Originally composed for string quartet but presented here in a version for chamber ensemble, Entr’acte engages in both subtle and overt references to classical styles and forms, while never giving into nostalgia. It is Shaw’s ability to carefully balance the past and the present that creates the charm of this work, in which we experience both simultaneously, as if looking at a photograph using a double exposure technique. Each time we are offered a clear Haydn reference, we are next reminded that this is a work fully influenced by modernity, as stability gives way to an unexpected dissonance, an obtuse string technique, or a solo passage that Haydn could never have imagined though would likely find delightful. Like Haydn, who famously wrote sonic jokes into his music, Shaw does not shy away from a sense of whimsy in Entr’acte. Alluding to the work’s ability to transport the listener to a new experience of reality, she writes:
I love the way some music (like the minuets of Op. 77) suddenly takes you to the other side of Alice’s looking glass, in a kind of absurd, subtle, technicolor transition.
Arnold Schoenberg: Concerto for String Quartet and Orchestra in B-flat major (after Handel’s Concerto Grosso, Op. 6, No. 7)
In the early days of Nazi Germany, Handel was championd as the “purest representative of the Nordic race.” By 1933, the year of Hitler’s election as Chancellor, there was such a fascination with Handel that nearly every concert offered that season in Berlin programmed some work from him. That same year, Arnold Schoenberg, who made no secret of his antipathy toward Handel’s music (“bare and simple, really inferior”), escaped Nazi Germany for Paris with his wife and 1-year old daughter in fear of the rampant hostilities aimed at his Jewishness. With all this as a background and somewhat paradoxically, Schoenberg worked throughout 1933 on composing the Concerto for String Quartet and Orchestra in B-flat major, a reinvention of Handel’s Concerto Grosso, Op. 6, No. 7.
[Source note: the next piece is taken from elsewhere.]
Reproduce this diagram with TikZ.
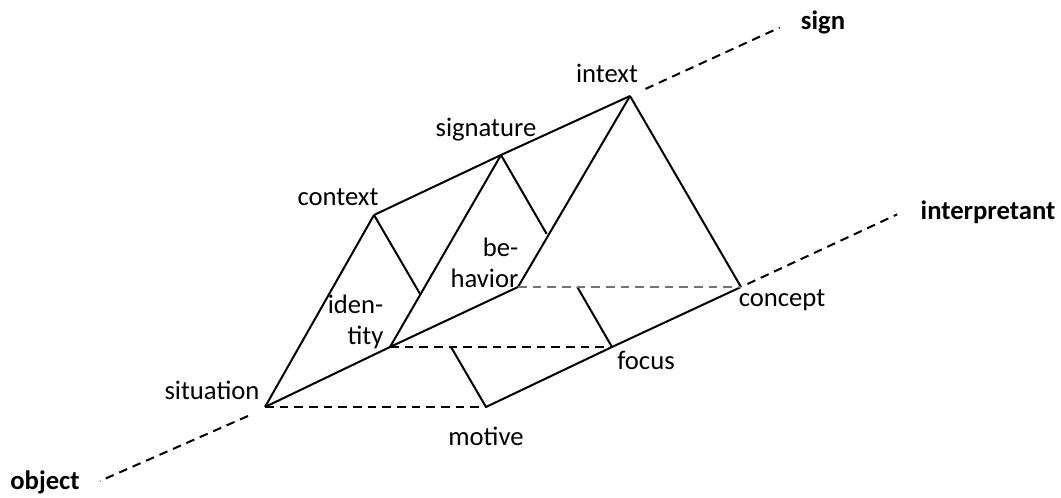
\documentclass[tikz,border=0pt]{standalone}
\usepackage{fontspec}
\setmainfont{Carlito}
\usepackage{tikz}
\usetikzlibrary{calc}
\tikzset{
  edge/.style={draw=black,line width=1.5pt,line join=miter},
  hid/.style={draw=black,line width=1.5pt,dash pattern=on 6.5pt off 4.5pt},
  ghid/.style={hid,draw=black!55},
  lab/.style={font=\fontsize{20}{23}\selectfont,inner sep=1pt},
  blab/.style={lab,font=\fontsize{20}{23}\selectfont\bfseries},
}
\begin{document}
\begin{tikzpicture}[x=0.75pt,y=-0.75pt]
\useasboundingbox (0,0) rectangle (1061,497);
% corners of the three triangles
\coordinate (sit) at (265,407);
\coordinate (ctx) at (374,215);
\coordinate (mot) at (486,407);
\coordinate (idn) at (390,347);
\coordinate (sig) at (501,155);
\coordinate (foc) at (612,347);
\coordinate (beh) at (518,287);
\coordinate (int) at (630,96);
\coordinate (con) at (741,287);
% where the back edges are cut
\coordinate (ctxA) at ($(ctx)!0.411!(mot)$);
\coordinate (ctxB) at ($(ctx)!0.6875!(mot)$);
\coordinate (sigA) at ($(sig)!0.411!(foc)$);
\coordinate (sigB) at ($(sig)!0.6875!(foc)$);
% free ends of the axes
\coordinate (signA) at ($(sig)!1.12!(int)$);
\coordinate (signB) at ($(sig)!2.16!(int)$);
\coordinate (intpA) at ($(foc)!1.05!(con)$);
\coordinate (intpB) at ($(foc)!2.21!(con)$);
\coordinate (objA) at (248,416);
\coordinate (objB) at (100,481);

\draw[edge] (sit)--(idn)--(beh);
\draw[edge] (ctx)--(sig)--(int);
\draw[edge] (mot)--(foc)--(con);
\foreach \u/\v in {sit/ctx,idn/sig,beh/int,int/con,ctx/ctxA,ctxB/mot,sig/sigA,sigB/foc}
  \draw[edge] (\u)--(\v);
\draw[hid] (sit)--(mot);
\draw[hid] (idn)--(foc);
\draw[ghid] (beh)--(con);
\foreach \u/\v in {signA/signB,intpA/intpB,objA/objB}
  \draw[hid] (\u)--(\v);

% labels
\node[lab] (lsit) at (212,390) {situation};
\node[lab] (lmot) at (486,436) {motive};
\node[lab] (lfoc) at (646,360) {focus};
\node[lab] (lcon) at (782,300) {concept};
\node[lab] (lctx) at (338,197) {context};
\node[lab] (lsig) at (486,130) {signature};
\node[lab] (lint) at (607,73) {intext};
\node[lab,anchor=east,align=right] (lidn) at (385,322) {iden-\\tity};
\node[lab,anchor=east,align=right] (lbeh) at (520,263) {be-\\havior};
\node[blab] (lsign) at (823,22) {sign};
\node[blab] (lintp) at (988,212) {interpretant};
\node[blab] (lobj) at (45,482) {object};
\end{tikzpicture}
\end{document}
In a different way than Shaw, Schoenberg dissects his source material, even “correcting” it to his ear and mind. In fact, a copy of the Handel score found in Schoenberg’s archives looks like what you might encounter in a college music composition seminar, with passages crossed out and suggestions for better counterpoint and orchestration. In his Concerto, Schoenberg takes motivic ideas and rhythmic phrases directly from the source material, but quickly reimagines them, drawing out the marrow of what he deems to be their best features, sometimes respectfully, other times radically. There are truly elegant moments, when nothing of the tumult of Schoenberg’s personal life is present in his compositional choices, and there are moments, while not dissonant in the ways we often think of in Schoenberg’s serial compositions, that appear to be rebuking Handel and the “purity” the Nazi’s claimed his music represented. However we choose to factor in the context of the times in which this work was created, Schoenberg’s Concerto for String Quartet and Orchestra displays a control of orchestration and formal structure that places the work on the same plane as the Handel, while the reinvention brings it up to date and situates it within the complexity of 1930s Europe.
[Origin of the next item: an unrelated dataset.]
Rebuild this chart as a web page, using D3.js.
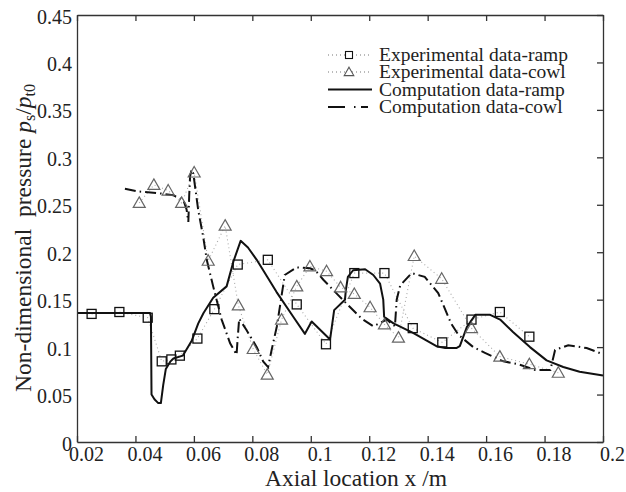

Igor Stravinsky: Pulcinella Suite
“Pulcinella was my discovery of the past, the epiphany through which the whole of my late work became possible.” Igor Stravinsky
When a composer rests part of their musical vocabulary on a particular piece, listeners should take note. In this case, we are deep in our theme of reinvention as Stravinsky, at the behest of famed Parisian dance impresario Sergei Diaghilev, used several pieces attributed to the Italian Baroque composer Giovanni Pergolesi as source material for the ballet Pulcinella, first staged in 1920 with choreography by Léonide Massine and costumes by Pablo Picasso. By 1922, Stravinsky created the 11 movement concert version we have here, retaining many of the original score’s themes, with additional material added to make it more suited for the concert hall. In this suite we have much that we’ve come to identify with Stravinsky: firey and intricate rhythms, harmonies that push at the boundaries of tonality, and orchestration that makes use of winds and brass in ways that are colorful, playful, and virtuosic. Though the allusions to Pergolesi may be fleeting, they imbue the work with melodic and contrapuntal shapes that feel Baroque in essence.
All of this is wrapped up in the sonic presence of Pulcinella, the whimsical, shapeshifting character found throughout Italian literature, theater, and puppetry of the 17th and 18th Centuries and beyond. It is not hard to hear this character in the music, dancing about in an oboe duet, poking fun through a trombone glissando, putting on the charm in a violin solo, or guffawing through a double bass outburst. With Pulcinella as our guide, Stravinsky, like Shaw and Schoenberg earlier, reinvents the past for us, bridging what has gone before with our experience of the present.